La musique de Jim Haynes est indissociable de son travail de plasticien. Son approche du son s’est construite en parallèle à son évolution en tant qu’artiste visuel. Sa démarche est trompeusement simple à résumer et consiste en un manifeste de trois mots : « I rust things » (« Je fais rouiller des choses. »). Haynes est fasciné depuis plus de dix ans par la corrosion et par la dégénérescence, par la dégradation sous toutes ses formes et dans toutes les acceptions du terme, du plus concret au plus métaphysique. Partant d’une première approche esthétique consistant à ajouter les textures et les couleurs de la rouille à ses compositions picturales et à ses photographies, il en est venu rapidement à envisager les conséquences plus larges de cette démarche. À l’origine simple ajout « décoratif », cette utilisation de la rouille a apporté dans son œuvre un facteur imprévu : l’introduction du facteur temps. Désormais dépendante de ce passage du temps, son œuvre plastique échappe à l’illusion de finitude, d’immutabilité de l’œuvre d’art. Elle embrasse le changement, le mouvement, l’instabilité, et s’inscrit dans la durée, dans le long terme.

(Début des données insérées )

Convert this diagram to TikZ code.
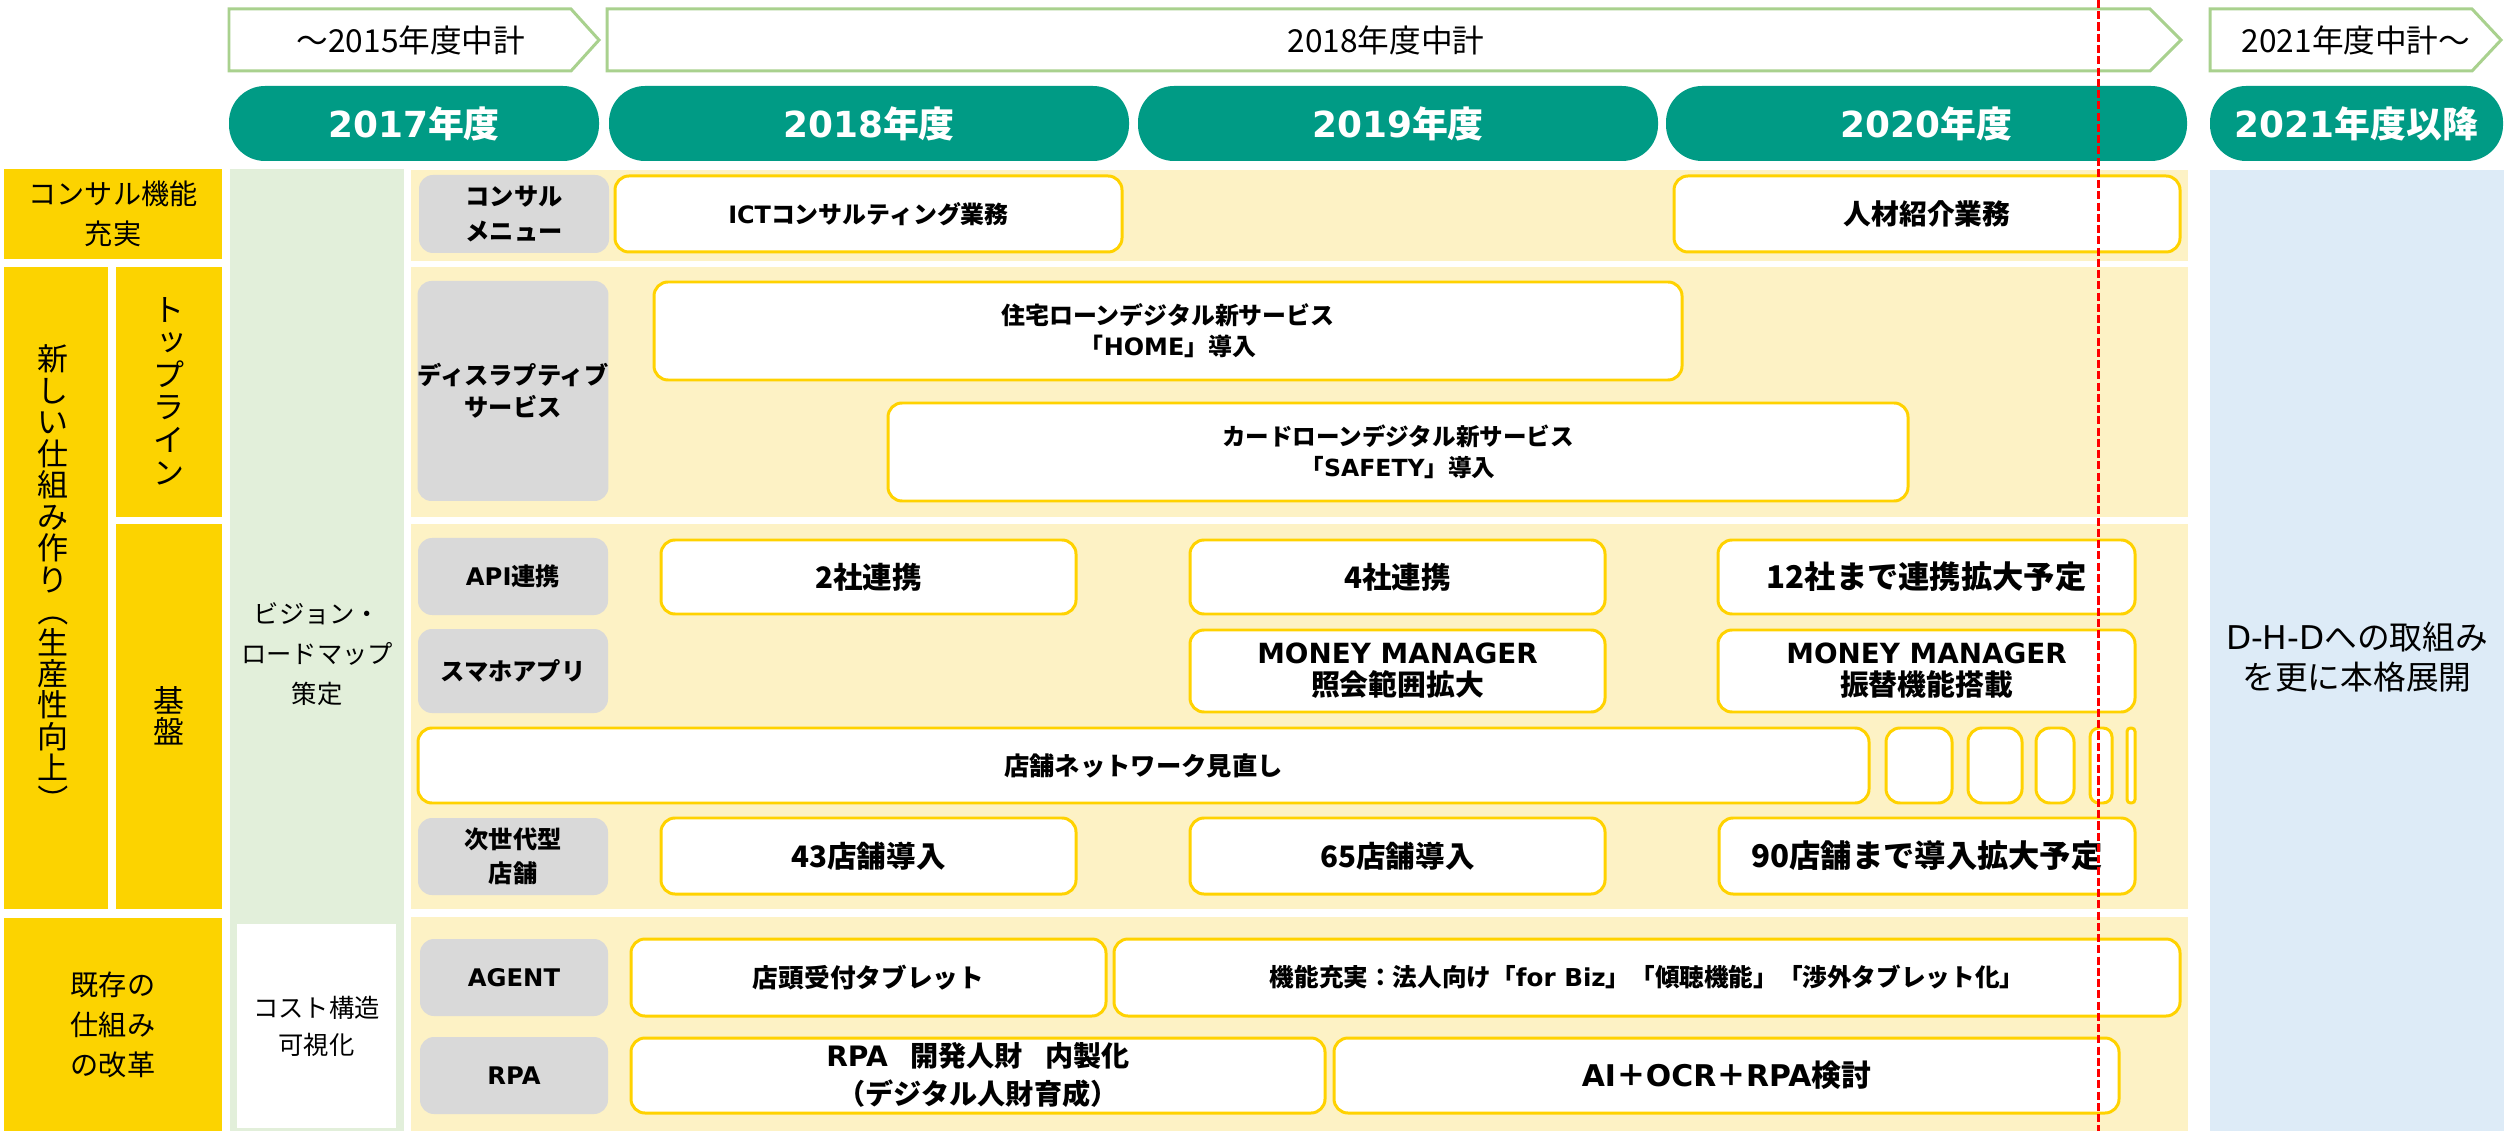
\documentclass[tikz,border=0pt]{standalone}
\usepackage{fontspec}
\usepackage{graphicx}
\setmainfont{Noto Sans CJK JP}
\newfontfamily\dvsans{DejaVu Sans}
\newcommand\lat[1]{{\dvsans #1}}
\newcommand\vpl{\rotatebox[origin=c]{-90}{（}}
\newcommand\vpr{\rotatebox[origin=c]{-90}{）}}
\definecolor{tealc}{RGB}{0,155,133}
\definecolor{ygold}{RGB}{252,211,0}
\definecolor{ylight}{RGB}{253,242,197}
\definecolor{gbg}{RGB}{217,217,217}
\definecolor{greenbg}{RGB}{226,239,218}
\definecolor{bluebg}{RGB}{221,235,247}
\definecolor{garrow}{RGB}{169,209,142}
\definecolor{ybord}{RGB}{255,210,0}
\newcommand\fs[2]{\fontsize{#1pt}{#2pt}\selectfont}
\newcommand\bx[7]{\node[#6, minimum width={(#4-#2)*0.01cm}, minimum height={(#5-#3)*0.01cm}] (#1) at ({(#2+#4)/2},{(#3+#5)/2}) {#7};}
\tikzset{
  base/.style={inner sep=0pt, outer sep=0pt, align=center, text=black},
  ybox/.style={base, fill=ygold, font=\fs{8}{11.4}},
  vtxt/.style={base, font=\fs{8.8}{8.95}},
  panel/.style={base, fill=ylight},
  gbox/.style={base, fill=gbg, rounded corners=0.14cm, font=\bfseries\fs{6.9}{9.8}},
  wbox/.style={base, fill=white, draw=ybord, line width=0.85pt, rounded corners=0.14cm, font=\bfseries\fs{7.4}{9.6}},
  hdr/.style={base, fill=tealc, rounded corners=0.36cm, text=white, font=\bfseries\fs{10.2}{12}},
  arrowline/.style={draw=garrow, fill=white, line width=0.85pt, line join=miter},
  arrowtxt/.style={base, font=\fs{9}{10}},
  redline/.style={draw=red, line width=0.85pt, dash pattern=on 2.3pt off 0.9pt}
}
\begin{document}
\begin{tikzpicture}[x=0.01cm,y=-0.01cm]
\useasboundingbox (0,0) rectangle (2504,1131);
\fill[white] (0,0) rectangle (2504,1131);
% top arrows
\draw[arrowline] (229,9) -- (571,9) -- (599,40) -- (571,71) -- (229,71) -- cycle;
\node[arrowtxt] (a1) at (411,40) {～2015年度中計};
\draw[arrowline] (607,9) -- (2150,9) -- (2181,40) -- (2150,71) -- (607,71) -- cycle;
\node[arrowtxt] (a2) at (1386,40) {2018年度中計};
\draw[arrowline] (2210,9) -- (2472,9) -- (2501,40) -- (2472,71) -- (2210,71) -- cycle;
\node[arrowtxt] (a3) at (2356,40) {2021年度中計～};
% year headers
\bx{h17}{229}{86}{599}{161}{hdr}{\lat{2017}年度}
\bx{h18}{609}{86}{1129}{161}{hdr}{\lat{2018}年度}
\bx{h19}{1138}{86}{1658}{161}{hdr}{\lat{2019}年度}
\bx{h20}{1666}{86}{2187}{161}{hdr}{\lat{2020}年度}
\bx{h21}{2210}{86}{2503}{161}{hdr}{\lat{2021}年度以降}
% left yellow
\bx{la}{4}{169}{222}{259}{ybox}{コンサル機能\\充実}
\bx{lb}{4}{267}{108}{909}{ybox}{}
\node[vtxt] (lbt) at (53,580) {新\\し\\い\\仕\\組\\み\\作\\り\\\vpl\\生\\産\\性\\向\\上\\\vpr};
\bx{lc}{116}{267}{222}{517}{ybox}{}
\node[vtxt, font=\fs{8.8}{9.25}] (lct) at (169,391) {ト\\\raisebox{0.12em}{\hspace{0.2em}ッ}\\プ\\ラ\\イ\\ン};
\bx{ld}{116}{524}{222}{909}{ybox}{}
\node[vtxt] (ldt) at (169,716) {基\\盤};
\bx{le}{4}{918}{222}{1131}{ybox}{既存の\\仕組み\\の改革}
% green column
\bx{gc}{230}{169}{404}{1131}{base, fill=greenbg}{}
\node[base, font=\fs{7.2}{11.3}] (gt) at (317,654) {ビジョン・\\ロードマップ\\策定};
\bx{gw}{237}{924}{396}{1128}{base, fill=white, font=\fs{7.2}{10.5}}{コスト構造\\可視化}
% panels
\bx{p1}{411}{170}{2188}{261}{panel}{}
\bx{p2}{411}{267}{2188}{517}{panel}{}
\bx{p3}{411}{524}{2188}{909}{panel}{}
\bx{p4}{411}{917}{2188}{1131}{panel}{}
% blue column
\bx{bc}{2210}{170}{2504}{1131}{base, fill=bluebg}{}
\node[base, font=\fs{9.3}{11.6}] (bt) at (2357,657) {\lat{D-H-D}への取組み\\を更に本格展開};
% gray labels
\bx{g1}{419}{175}{609}{253}{gbox}{コンサル\\メニュー}
\bx{g2}{418}{281}{608}{501}{gbox, font=\bfseries\fs{6.9}{9.1}}{ディスラプティブ\\サービス}
\bx{g3}{418}{538}{608}{615}{gbox}{\lat{API}連携}
\bx{g4}{418}{629}{608}{713}{gbox}{スマホアプリ}
\bx{g5}{418}{818}{608}{895}{gbox}{次世代型\\店舗}
\bx{g6}{420}{939}{608}{1016}{gbox}{\lat{AGENT}}
\bx{g7}{420}{1037}{608}{1114}{gbox}{\lat{RPA}}
% white boxes
\bx{w1}{615}{176}{1122}{252}{wbox, font=\bfseries\fs{6.8}{9}}{\lat{ICT}コンサルティング業務}
\bx{w2}{1674}{176}{2180}{252}{wbox, font=\bfseries\fs{7.9}{9}}{人材紹介業務}
\bx{w3}{654}{282}{1682}{380}{wbox, font=\bfseries\fs{6.8}{8.8}}{住宅ローンデジタル新サービス\\「\lat{HOME}」導入}
\bx{w4}{888}{403}{1908}{501}{wbox, font=\bfseries\fs{6.7}{8.8}}{カードローンデジタル新サービス\\「\lat{SAFETY}」導入}
\bx{w5}{661}{540}{1076}{614}{wbox, font=\bfseries\fs{8.4}{9.6}}{2社連携}
\bx{w6}{1190}{540}{1605}{614}{wbox, font=\bfseries\fs{8.4}{9.6}}{4社連携}
\bx{w7}{1718}{540}{2135}{614}{wbox, font=\bfseries\fs{8.9}{9.6}}{12社まで連携拡大予定}
\bx{w8}{1190}{630}{1605}{712}{wbox, font=\bfseries\fs{8.2}{9.1}}{{\lat{\fs{7.9}{9.1}MONEY MANAGER}}\\照会範囲拡大}
\bx{w9}{1718}{630}{2135}{712}{wbox, font=\bfseries\fs{8.2}{9.1}}{{\lat{\fs{7.9}{9.1}MONEY MANAGER}}\\振替機能搭載}
\bx{w10}{418}{728}{1869}{803}{wbox, font=\bfseries\fs{7.2}{9}}{店舗ネットワーク見直し}
\bx{s1}{1886}{728}{1952}{803}{wbox}{}
\bx{s2}{1968}{728}{2022}{803}{wbox}{}
\bx{s3}{2036}{728}{2074}{803}{wbox}{}
\bx{s4}{2090}{728}{2112}{803}{wbox, rounded corners=0.09cm}{}
\bx{s5}{2127}{728}{2135}{803}{wbox, rounded corners=0.035cm}{}
\bx{w11}{661}{818}{1076}{894}{wbox, font=\bfseries\fs{8.4}{9.6}}{43店舗導入}
\bx{w12}{1190}{818}{1605}{894}{wbox, font=\bfseries\fs{8.4}{9.6}}{65店舗導入}
\bx{w13}{1719}{818}{2135}{894}{wbox, font=\bfseries\fs{8.9}{9.6}}{90店舗まで導入拡大予定}
\bx{w14}{631}{939}{1106}{1016}{wbox, font=\bfseries\fs{7.3}{9}}{店頭受付タブレット}
\bx{w15}{1114}{939}{2180}{1016}{wbox, font=\bfseries\fs{7.0}{9}}{機能充実：法人向け「\lat{for Biz}」「傾聴機能」「渉外タブレット化」}
\bx{w16}{631}{1038}{1325}{1113}{wbox, font=\bfseries\fs{8.0}{10.8}}{\lat{RPA}\hspace{0.8em}開発人財\hspace{0.8em}内製化\\（デジタル人財育成）}
\bx{w17}{1334}{1038}{2119}{1113}{wbox, font=\bfseries\fs{8.5}{9}}{\lat{AI}＋\lat{OCR}＋\lat{RPA}検討}
% red dashed line
\coordinate (rt) at (2098,0);
\coordinate (rb) at (2098,1131);
\draw[redline] (rt) -- (rb);
\end{tikzpicture}
\end{document}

Adaptant cette idée et cette méthode de travail au son et à la musique, qui est d’ores et déjà un art du temps, Jim Haynes a cherché à reproduire les deux pôles contradictoires de son travail : une perpétuelle mutation dissimulée derrière une apparence statique. Sa musique comme ses peintures semblent définir un moment figé dans le temps tout en poursuivant de l’intérieur une activité continue, une mobilité infinie. Partant d’interférences radio, de distorsion de champs électriques, de manipulations de feedback et de textures sonores minimalistes, il construit des pièces qui vont se mouvoir avec une lenteur infinie, se développer comme en apesanteur. Sa musique ne semble se déplacer qu’avec peine, à contrecœur, entraînée par des processus internes de déliquescence, de corruption. Mais ces processus ne sont pas à percevoir négativement, ils reproduisent une vie autonome quasi organique, où la matière se renouvelle d’elle-même, se métamorphose imperceptiblement par des stades successifs de transmutation presque alchimique. Elle remet en cause la permanence et la pérennité des sons et des matières et réintroduit l’irrévocable fatalité du devenir, de l’altération. Admises comme inéluctables, ces transformations apparemment incontrôlées pourraient être regrettées, refusées, mais elles ne peuvent être ignorées.
En cherchant au contraire à appréhender cette mobilité, cette instabilité, Jim Haynes célèbre le dynamisme à l’œuvre sous une surface perçue comme statique, reconnaissant cette stase comme un cycle d’activité infinitésimale, de bouleversements insensibles et toutefois palpables dans les modifications subtiles apportées par la corrosion ou sa simulation. En ralentissant cette évolution jusqu’à un point limite d’engourdissement frôlant l’inertie sans jamais s’y résoudre, il remet en cause la notion de mouvement comme son inverse la fixité, la constance. En mettant à l’épreuve la solidité et la persistance du matériau, il éprouve et questionne le concept d’éternité comme celui d’instant. Une pièce comme Telegraphy By The Sea repose ainsi sur ce déséquilibre subtil, et ondoie gracieusement, avec une lenteur majestueuse qui réclame l’acceptation de l’inexorable.